October 04, 2005

Happy Birthday, Frederick Remington

"His First Lesson"

Today is the birthday, in 1861, of Frederick Remington, whose drawings, paintings and sculptures can be said to have defined the way Americans view (or at least used to view) 19th Century western expansion.

I toss this out primarily because the first book of art my parents ever gave me was a collection of Remington's work. I was quickly taken in by the images of the cowboys, cavalrymen and Indians and the harshness of the frontier, particularly since I lived in Texas and spent a lot of time tramping around in the Hill Country. An old stage road ran through the ranch where we used to hunt and the remains of a number of pioner homesteads still dotted the landscape. Further, there was a story about an outlaw being gunned down by the Texas Rangers near one of the hollows we frequented - he was supposed to have been buried somewhere around there with his spurs on.
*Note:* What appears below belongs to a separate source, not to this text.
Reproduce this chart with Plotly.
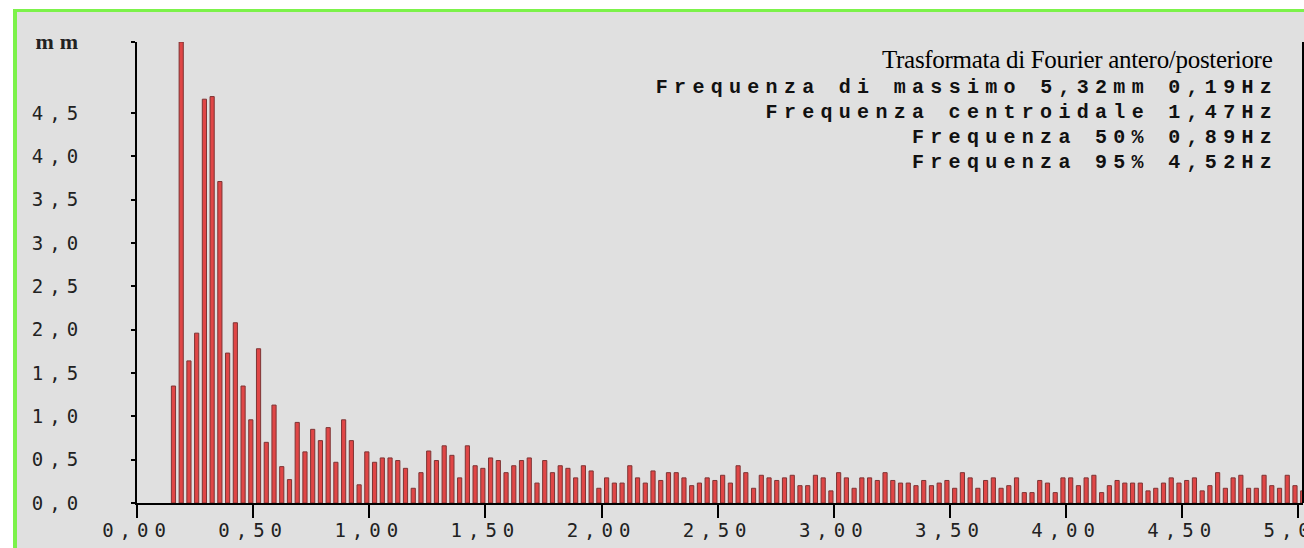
import plotly.graph_objects as go

# Spectrum of the antero/posterior sway: amplitude (mm) for each frequency bin
AMPLITUDE_MM = [
    1.35, 5.32, 1.64, 1.96, 4.66, 4.69, 3.71, 1.73, 2.08, 1.35,
    0.96, 1.78, 0.70, 1.13, 0.42, 0.27, 0.93, 0.59, 0.85, 0.72,
    0.87, 0.47, 0.96, 0.72, 0.21, 0.59, 0.47, 0.52, 0.52, 0.49,
    0.40, 0.17, 0.35, 0.60, 0.49, 0.66, 0.55, 0.29, 0.66, 0.43,
    0.40, 0.52, 0.49, 0.35, 0.43, 0.49, 0.52, 0.23, 0.49, 0.35,
    0.43, 0.40, 0.29, 0.43, 0.37, 0.17, 0.29, 0.23, 0.23, 0.43,
    0.29, 0.23, 0.37, 0.26, 0.35, 0.35, 0.29, 0.20, 0.23, 0.29,
    0.26, 0.32, 0.23, 0.43, 0.35, 0.17, 0.32, 0.29, 0.26, 0.29,
    0.32, 0.20, 0.20, 0.32, 0.29, 0.14, 0.35, 0.29, 0.17, 0.29,
    0.29, 0.26, 0.35, 0.26, 0.23, 0.23, 0.20, 0.26, 0.20, 0.23,
    0.26, 0.17, 0.35, 0.29, 0.17, 0.26, 0.29, 0.17, 0.20, 0.29,
    0.12, 0.12, 0.26, 0.23, 0.12, 0.29, 0.29, 0.20, 0.29, 0.32,
    0.12, 0.20, 0.26, 0.23, 0.23, 0.23, 0.14, 0.17, 0.23, 0.29,
    0.23, 0.26, 0.29, 0.14, 0.20, 0.35, 0.17, 0.29, 0.32, 0.17,
    0.17, 0.32, 0.20, 0.17, 0.32, 0.20, 0.14,
]

# Frequency grid of the transform (Hz): first bin and bin width
F0_HZ = 0.157
DF_HZ = 0.0333
FREQ_HZ = [round(F0_HZ + i * DF_HZ, 4) for i in range(len(AMPLITUDE_MM))]

# Summary values printed in the header
PEAK_MM = 5.32
PEAK_HZ = 0.19
CENTROID_HZ = 1.47
F50_HZ = 0.89
F95_HZ = 4.52

Y_TICKS = [0.0, 0.5, 1.0, 1.5, 2.0, 2.5, 3.0, 3.5, 4.0, 4.5, PEAK_MM]
Y_LABELS = ["0,0", "0,5", "1,0", "1,5", "2,0", "2,5", "3,0", "3,5", "4,0", "4,5",
            "<span style='font-family:Liberation Serif;font-weight:bold;"
            "font-size:22px'>mm</span>"]
X_TICKS = [0.0, 0.5, 1.0, 1.5, 2.0, 2.5, 3.0, 3.5, 4.0, 4.5, 5.0]
X_LABELS = ["0,00", "0,50", "1,00", "1,50", "2,00", "2,50",
            "3,00", "3,50", "4,00", "4,50", "5,00"]


def it(v, nd=2):
    return f"{v:.{nd}f}".replace(".", ",")


HEADER_TITLE = "Trasformata di Fourier antero/posteriore"
HEADER_LINES = [
    f"Frequenza di massimo {it(PEAK_MM)}mm {it(PEAK_HZ)}Hz",
    f"Frequenza centroidale {it(CENTROID_HZ)}Hz",
    f"Frequenza 50% {it(F50_HZ)}Hz",
    f"Frequenza 95% {it(F95_HZ)}Hz",
]

W, H = 1304, 548
ML, MR, MT, MB = 137, 1, 42, 45
PW, PH = W - ML - MR, H - MT - MB


def px_x(px):
    return (px - ML) / PW


def px_y(py):
    return (H - MB - py) / PH


fig = go.Figure()
fig.add_trace(go.Bar(
    x=FREQ_HZ,
    y=AMPLITUDE_MM,
    width=0.018,
    marker=dict(color="#e04646", line=dict(color="#7e3434", width=1)),
    hoverinfo="x+y",
))

GRAY = "#e0e0e0"
GREEN = "#7cf24a"

shapes = [
    # white page margin outside the green frame
    dict(type="rect", xref="paper", yref="paper", x0=px_x(0), x1=px_x(13),
         y0=px_y(H), y1=px_y(0), fillcolor="white", line_width=0, layer="below"),
    dict(type="rect", xref="paper", yref="paper", x0=px_x(0), x1=px_x(W),
         y0=px_y(9), y1=px_y(0), fillcolor="white", line_width=0, layer="below"),
    # green frame on the left and top
    dict(type="line", xref="paper", yref="paper", x0=px_x(15), x1=px_x(15),
         y0=px_y(H), y1=px_y(9), line=dict(color=GREEN, width=4)),
    dict(type="line", xref="paper", yref="paper", x0=px_x(13), x1=px_x(W),
         y0=px_y(10.5), y1=px_y(10.5), line=dict(color=GREEN, width=3)),
    # right border of the plotting frame
    dict(type="line", xref="paper", yref="paper", x0=1, x1=1, y0=0, y1=1,
         line=dict(color="black", width=2)),
]

annotations = [
    dict(text=HEADER_TITLE, xref="paper", yref="paper", x=px_x(1274), y=px_y(60),
         xanchor="right", yanchor="middle", align="right", showarrow=False,
         font=dict(family="Liberation Serif", size=25, color="black")),
]
for i, line in enumerate(HEADER_LINES):
    annotations.append(dict(
        text=line, xref="paper", yref="paper", x=px_x(1274), y=px_y(87.5 + 25 * i),
        xanchor="right", yanchor="middle", align="right", showarrow=False, xshift=6,
        font=dict(family="Liberation Mono", size=20, color="#111111", weight="bold"),
    ))

fig.update_layout(
    width=W, height=H,
    margin=dict(l=ML, r=MR, t=MT, b=MB, pad=0, autoexpand=False),
    paper_bgcolor=GRAY,
    plot_bgcolor=GRAY,
    showlegend=False,
    shapes=shapes,
    annotations=annotations,
    xaxis=dict(
        range=[0, 5.02], tickvals=X_TICKS, ticktext=X_LABELS, automargin=False,
        showgrid=False, zeroline=False, showline=True, linecolor="black", linewidth=2,
        ticks="outside", ticklen=13, tickwidth=2, tickcolor="black",
        tickfont=dict(family="DejaVu Sans Mono", size=19, color="#222222"),
        ticklabelstandoff=-4, ticklabeloverflow="allow",
    ),
    yaxis=dict(
        range=[0, PEAK_MM], tickvals=Y_TICKS, ticktext=Y_LABELS, automargin=False,
        showgrid=False, zeroline=False, showline=True, linecolor="black", linewidth=2,
        ticks="outside", ticklen=4, tickwidth=2, tickcolor="black",
        tickfont=dict(family="DejaVu Sans Mono", size=19, color="#222222"),
        ticklabelstandoff=43,
    ),
)

# Wide letter spacing for the tick labels and the header lines
SPACING_JS = """
var gd = document.getElementById('{plot_id}');
function applySpacing() {
  gd.querySelectorAll('.xtick text, .ytick text').forEach(function (t) {
    t.style.letterSpacing = '6px';
  });
  gd.querySelectorAll('g.annotation').forEach(function (g) {
    var idx = +g.getAttribute('data-index');
    var t = g.querySelector('text');
    if (t) { t.style.letterSpacing = idx === 0 ? '-0.3px' : '6.3px'; }
  });
}
applySpacing();
gd.on('plotly_afterplot', applySpacing);
"""

fig.write_html("out.html", post_script=SPACING_JS)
Even though I've long since come back East, this kind of thing still holds an appeal for me.

Posted by Robert at October 4, 2005 11:07 AM | TrackBack

Remington's work is so vivid in color and brush-stroke, yet without blurring or overpowering the composition. And it shows in a romantic light how different the West is.
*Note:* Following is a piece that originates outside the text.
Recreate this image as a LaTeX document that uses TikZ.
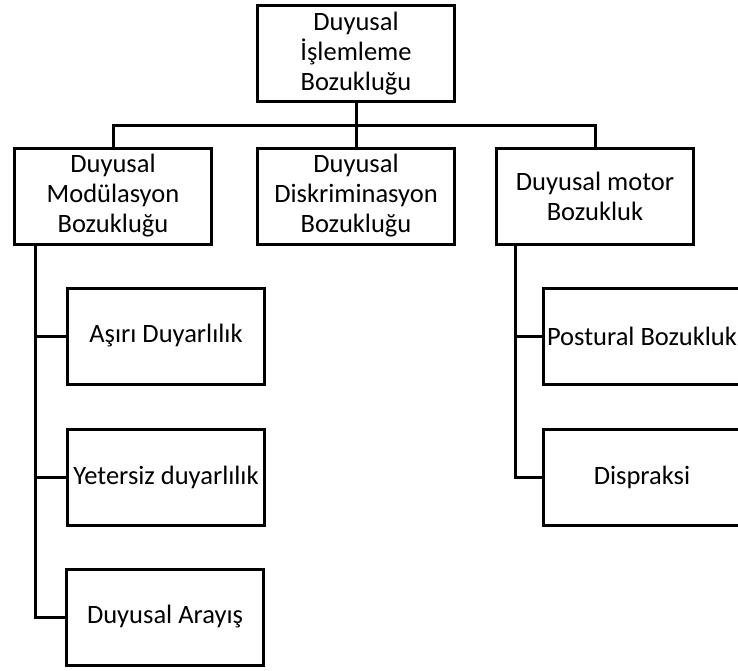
\documentclass[tikz,border=0pt]{standalone}
\usepackage{fontspec}
\setmainfont{Carlito}
\begin{document}
\begin{tikzpicture}[x=1pt, y=-1pt]
        \tikzstyle{every node}=[draw, line width=3pt, minimum width=197pt, minimum height=96pt,
                                align=center, inner sep=0pt, font=\fontsize{26.5}{30}\selectfont]
        \useasboundingbox (0,0) rectangle (738,670);
        
        \node   (bozukluk)  at (356,53.5)   {Duyusal\\İşlemleme\\Bozukluğu};
        \node   (modul)     at (113,196)    {Duyusal\\Modülasyon\\Bozukluğu};
        \node   (diskrim)   at (356,196)    {Duyusal\\Diskriminasyon\\Bozukluğu};
        \node   (motor)     at (595,196)    {Duyusal motor\\Bozukluk};
        
        \node   (asiri)     at (166,336)    {Aşırı Duyarlılık};
        \node   (yetersiz)  at (166,477)    {Yetersiz duyarlılık};
        \node   (arayis)    at (165,617)    {Duyusal Arayış};
        \node   (postural)  at (642,336)    {Postural Bozukluk};
        \node   (dispraksi) at (642,477)    {Dispraksi};
        
        \coordinate (bus)  at (356,125);
        \coordinate (mkol) at (35,245);
        \coordinate (dkol) at (515,245);
        
        \path[draw, line width=3pt]
                (bozukluk.south) -- (diskrim.north)
                (modul.north) |- (bus) -| (motor.north)
                (mkol) |- (asiri.west)
                (mkol) |- (yetersiz.west)
                (mkol) |- (arayis.west)
                (dkol) |- (postural.west)
                (dkol) |- (dispraksi.west);
        
    \end{tikzpicture}
\end{document}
I have an American art book with a number of his works in it. It's a great perspective on American topography as well as culture and history.

Posted by: tee bee at October 4, 2005 12:51 PM

If you grow up anywhere west of the Rockies, and I suppose even further towards the Mississippi, you grow up with Remington's work and Remington knockoffs being so ubiquitous that it almost blends into the background. Thanks for reminding me why we love him so much.